What is asked
Quote every line below exactly and skip any picture.

[Start]

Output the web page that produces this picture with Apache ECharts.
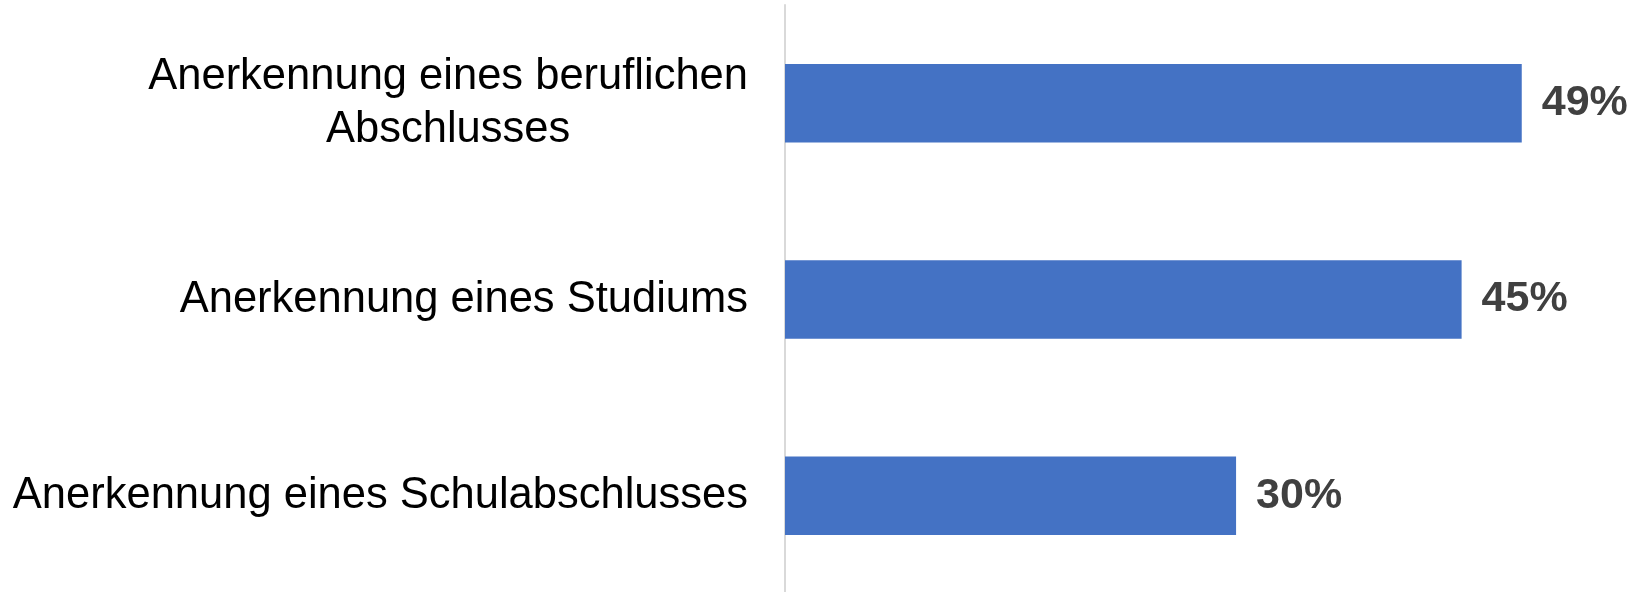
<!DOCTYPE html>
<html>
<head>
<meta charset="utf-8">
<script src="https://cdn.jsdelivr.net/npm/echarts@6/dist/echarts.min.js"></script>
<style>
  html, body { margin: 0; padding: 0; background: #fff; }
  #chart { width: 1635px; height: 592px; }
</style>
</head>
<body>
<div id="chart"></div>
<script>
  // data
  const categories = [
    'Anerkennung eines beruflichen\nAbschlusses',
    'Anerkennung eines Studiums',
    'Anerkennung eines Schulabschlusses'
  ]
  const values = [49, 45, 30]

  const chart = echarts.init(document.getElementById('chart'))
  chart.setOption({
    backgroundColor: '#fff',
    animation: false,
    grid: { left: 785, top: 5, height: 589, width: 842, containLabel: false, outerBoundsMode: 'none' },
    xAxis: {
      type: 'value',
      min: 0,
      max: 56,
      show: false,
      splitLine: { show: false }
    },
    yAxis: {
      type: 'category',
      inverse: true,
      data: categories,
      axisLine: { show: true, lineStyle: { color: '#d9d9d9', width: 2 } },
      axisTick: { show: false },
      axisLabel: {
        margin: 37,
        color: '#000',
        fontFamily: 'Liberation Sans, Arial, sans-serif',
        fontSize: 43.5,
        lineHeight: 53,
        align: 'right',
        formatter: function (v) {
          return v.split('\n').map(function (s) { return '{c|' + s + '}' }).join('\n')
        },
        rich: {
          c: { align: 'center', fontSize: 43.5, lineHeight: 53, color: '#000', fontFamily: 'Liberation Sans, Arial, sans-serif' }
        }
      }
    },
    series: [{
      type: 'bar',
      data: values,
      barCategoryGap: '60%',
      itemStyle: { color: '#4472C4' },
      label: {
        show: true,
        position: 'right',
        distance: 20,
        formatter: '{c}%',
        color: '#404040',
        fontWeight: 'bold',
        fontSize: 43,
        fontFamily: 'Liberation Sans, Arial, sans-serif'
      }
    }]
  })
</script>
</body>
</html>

[End]

Output
Output the web page that produces this picture with Apache ECharts.
<!DOCTYPE html>
<html>
<head>
<meta charset="utf-8">
<script src="https://cdn.jsdelivr.net/npm/echarts@6/dist/echarts.min.js"></script>
<style>
  html, body { margin: 0; padding: 0; background: #fff; }
  #chart { width: 1635px; height: 592px; }
</style>
</head>
<body>
<div id="chart"></div>
<script>
  // data
  const categories = [
    'Anerkennung eines beruflichen\nAbschlusses',
    'Anerkennung eines Studiums',
    'Anerkennung eines Schulabschlusses'
  ]
  const values = [49, 45, 30]

  const chart = echarts.init(document.getElementById('chart'))
  chart.setOption({
    backgroundColor: '#fff',
    animation: false,
    grid: { left: 785, top: 5, height: 589, width: 842, containLabel: false, outerBoundsMode: 'none' },
    xAxis: {
      type: 'value',
      min: 0,
      max: 56,
      show: false,
      splitLine: { show: false }
    },
    yAxis: {
      type: 'category',
      inverse: true,
      data: categories,
      axisLine: { show: true, lineStyle: { color: '#d9d9d9', width: 2 } },
      axisTick: { show: false },
      axisLabel: {
        margin: 37,
        color: '#000',
        fontFamily: 'Liberation Sans, Arial, sans-serif',
        fontSize: 43.5,
        lineHeight: 53,
        align: 'right',
        formatter: function (v) {
          return v.split('\n').map(function (s) { return '{c|' + s + '}' }).join('\n')
        },
        rich: {
          c: { align: 'center', fontSize: 43.5, lineHeight: 53, color: '#000', fontFamily: 'Liberation Sans, Arial, sans-serif' }
        }
      }
    },
    series: [{
      type: 'bar',
      data: values,
      barCategoryGap: '60%',
      itemStyle: { color: '#4472C4' },
      label: {
        show: true,
        position: 'right',
        distance: 20,
        formatter: '{c}%',
        color: '#404040',
        fontWeight: 'bold',
        fontSize: 43,
        fontFamily: 'Liberation Sans, Arial, sans-serif'
      }
    }]
  })
</script>
</body>
</html>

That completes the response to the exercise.